Welche Tipps hast du für digitale Veranstaltungsformate?
Wir alle haben in den letzten zwei Jahren schon sehr viel über die Moderation von Online-Konferenzen und Workshops gelernt. Genauso wichtig wie die Gestaltung der Arbeitsphasen ist dabei die Gestaltung der Pausen! Mein Hashtag dazu: #WegVomSchreibtisch!
Pausen sollten länger sein als in analogen Formaten, am besten noch verbunden mit einem Bewegungsangebot, das die Teilnehmenden von ihrem Bürostuhl „weglockt“. Oder ich animiere die Teilnehmenden zu Zweier-Gesprächen via Handy, verbunden mit ein paar Schritten „um den Block“. Ich versuche auch möglichst Zeit für informellen, selbstorganisierten Austausch der Teilnehmer:innen anzubieten: Networking in virtuellen Räumen wie spatial.chat oder wonder.me, was nochmal eine deutlich andere Qualität ermöglicht als reine Zoom- oder Teams-Räume.
Was ist aktuell dein meistgenutztes Tool - hast du einen Geheimtipp?
Ich bin ein sehr großer Miro-Fan! Das Online-Collaboration-Board ist eines meiner Lieblings-Werkzeuge – und die Chancen stehen gut, dass das auch „post Corona“ so bleiben wird. Miro (oder andere Online-Whiteboards wie Mural bzw. Conceptboard) sind Flipchart, Arbeitsbord, Präsentationsgalerie in einem – und sind für jede:n Prozessbeteiligten jederzeit zugänglich. Inzwischen nutze ich Miro auch für ganze Organisationsentwicklungsprozesse und Netzwerkprojekte als Arbeits- und Dokumentationsort.
Ich bin ein extrem visueller Mensch und Miro hilft auch mir selbst bei der Strukturierung und Darstellung von Themen. Das fängt bei der schnell erstellten Mindmap für die Gliederung eines Arbeitsthemas oder eines Artikels an und hört erst bei der Gestaltung ganztägiger Workshops auf.

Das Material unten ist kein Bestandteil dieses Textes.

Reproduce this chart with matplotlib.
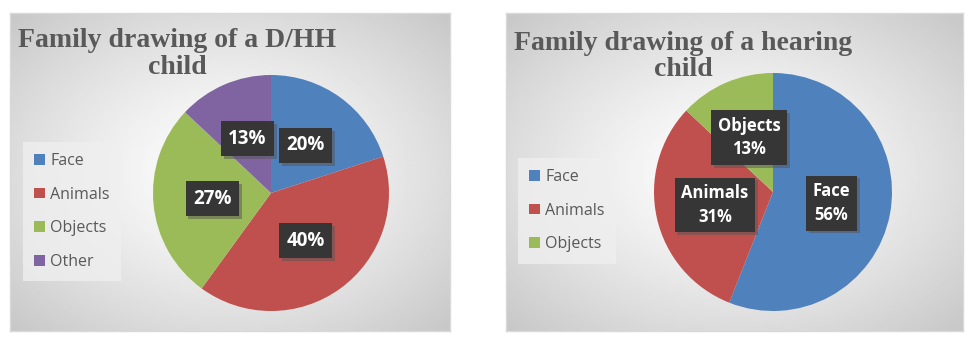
import numpy as np
import matplotlib.pyplot as plt
import matplotlib.patheffects as pe

# data
dhh_labels = ['Face', 'Animals', 'Objects', 'Other']
dhh_values = [20, 40, 27, 13]
hearing_labels = ['Face', 'Animals', 'Objects']
hearing_values = [56, 31, 13]
colors = ['#4F81BD', '#C0504D', '#9BBB59', '#8064A2']

W, H = 975, 344
fig = plt.figure(figsize=(W / 100, H / 100), dpi=100)
fig.patch.set_facecolor('white')


def px_axes(x0, y0, x1, y1):
    # axes from pixel box (y measured from top)
    return fig.add_axes([x0 / W, 1 - y1 / H, (x1 - x0) / W, (y1 - y0) / H])


def panel(x0, y0, x1, y1):
    ax = px_axes(x0, y0, x1, y1)
    yy, xx = np.mgrid[-1:1:200j, -1:1:300j]
    d = np.sqrt(xx ** 2 + yy ** 2) / np.sqrt(2)
    g = 1.0 - 0.22 * d ** 1.3
    ax.imshow(g, cmap='gray', vmin=0, vmax=1, aspect='auto',
              extent=[0, 1, 0, 1], interpolation='bilinear')
    ax.set_xticks([])
    ax.set_yticks([])
    for s in ax.spines.values():
        s.set_color('#d9d9d9')
        s.set_linewidth(1)
    return ax


def pie(cx, cy, r, values, names, fs, with_names):
    ax = px_axes(cx - r, cy - r, cx + r, cy + r)
    wedges, _, autotexts = ax.pie(values, colors=colors[:len(values)],
                                  startangle=90, counterclock=False,
                                  autopct='%1.0f%%', pctdistance=0.5,
                                  radius=1, wedgeprops=dict(linewidth=0))
    ax.set_xlim(-1, 1)
    ax.set_ylim(-1, 1)
    for t, name, v in zip(autotexts, names, values):
        t.set_text(f'{name}\n{v}%' if with_names else f'{v}%')
        t.set_color('white')
        t.set_fontsize(fs)
        t.set_fontweight('bold')
        t.set_family('Open Sans')
        t.set_linespacing(1.4)
        t.set_bbox(dict(boxstyle='square,pad=0.4', facecolor='#363636',
                        edgecolor='none'))
        t.get_bbox_patch().set_path_effects([
            pe.SimplePatchShadow(offset=(2, -2), shadow_rgbFace='#555555',
                                 alpha=0.5), pe.Normal()])
    return wedges


def title(cx, lines, y_base):
    for line, yb in zip(lines, y_base):
        fig.text(cx / W, 1 - yb / H, line, ha='center', va='baseline',
                 family='Liberation Serif', fontweight='bold', fontsize=20,
                 color='#595959')


def legend(wedges, names, x0, y0):
    leg = fig.legend(wedges, names, loc='upper left',
                     bbox_to_anchor=(x0 / W, 1 - y0 / H),
                     frameon=True, fancybox=False, handlelength=0.65,
                     handleheight=0.65, handletextpad=0.35,
                     labelspacing=1.1, borderpad=0.7, borderaxespad=0,
                     prop=dict(family='Open Sans', size=11.5))
    leg.get_frame().set_facecolor('#efefef')
    leg.get_frame().set_edgecolor('none')
    for t in leg.get_texts():
        t.set_color('#595959')


panel(10, 13, 450, 331)
panel(506, 13, 963, 331)

w1 = pie(271, 193, 118, dhh_values, dhh_labels, 13.5, False)
w2 = pie(773, 192, 119, hearing_values, hearing_labels, 12, True)

title(177, ['Family drawing of a D/HH', 'child'], [47, 74])
title(683, ['Family drawing of a hearing', 'child'], [50, 76])

legend(w1, dhh_labels, 23, 142)
legend(w2, hearing_labels, 518, 158)

fig.savefig('out.png', dpi=100)
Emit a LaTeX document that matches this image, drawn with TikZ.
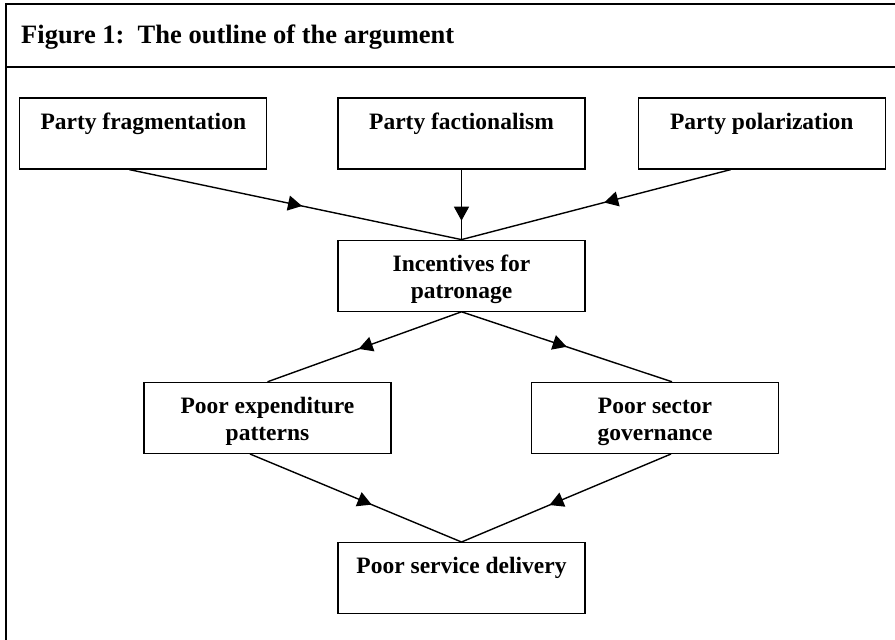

Last but not least: Ich arbeite auch außerhalb von bildung.digital sehr viel in wechselnden Konstellationen mit Menschen an unterschiedlichen Standorten zusammen – auch da ist eine digitale Arbeitsplattform natürlich extrem hilfreich.
Wann macht dir dein Beruf am meisten Spaß?
Es gibt zwei unterschiedliche Situationen in meiner Arbeit als systemische Beraterin, die große Zufriedenheit auslösen: Wenn ich während eines Workshops spüre, wie plötzlich Energie im Raum entsteht, die Beteiligten wie selbstverständlich ins Miteinander kommen und die Ideen nur so sprudeln. Alle bekommen plötzlich ganz rote Backen, vergessen die Zeit – und brauchen die Moderatorin dann gerade gar nicht mehr…
Ähnlich geht es mir in der Begleitung größerer Organisationsentwicklungs-Prozesse. Wenn nach anfänglichen Schwierigkeiten und Widerständen der Prozess Fahrt aufnimmt, erste Veränderungen umgesetzt und gelebt werden können. Mich freut, wenn daraus wieder weitere Energie und Motivation entstehen, um die nächsten Schritte zu gehen.
Gibt es etwas, wofür du die Teilnehmenden, die du im Netzwerk in NRW begleitest, bewunderst?
Meiner Einschätzung nach stehen Lehrkräften deutlich zu wenig Ressourcen (an Zeit und an Weiterbildungsmöglichkeiten) für Projekte der Schulentwicklung zur Verfügung. Denjenigen, die sich trotzdem aufmachen, Schule weiterzuentwickeln, Strukturen und Inhalte neu zu gestalten und auch ihre eigene Rolle in diesem System zu verändern, gilt meine Hochachtung.
Das gilt in besonderem Maß für die teilnehmenden Europaschulen, die es sich zur Aufgabe gemacht haben, Europa für die nachwachsenden Generationen von Schüler:innen erfahrbar zu machen. An Europaschulen können Schüler:innen in internationalen Begegnungen neue Lernerfahrungen machen – und hoffentlich zu Botschafter:innen der Idee vom kulturell vielfältigen Europa werden. Dass sich im Netzwerk bildung.digital alle Schulteams während der Corona-Zeit weiter engagiert haben und die Möglichkeiten ausloten, wie man neue Programme und Angebote trotzdem voranbringen kann, dazu kann ich nur sagen: Hut ab!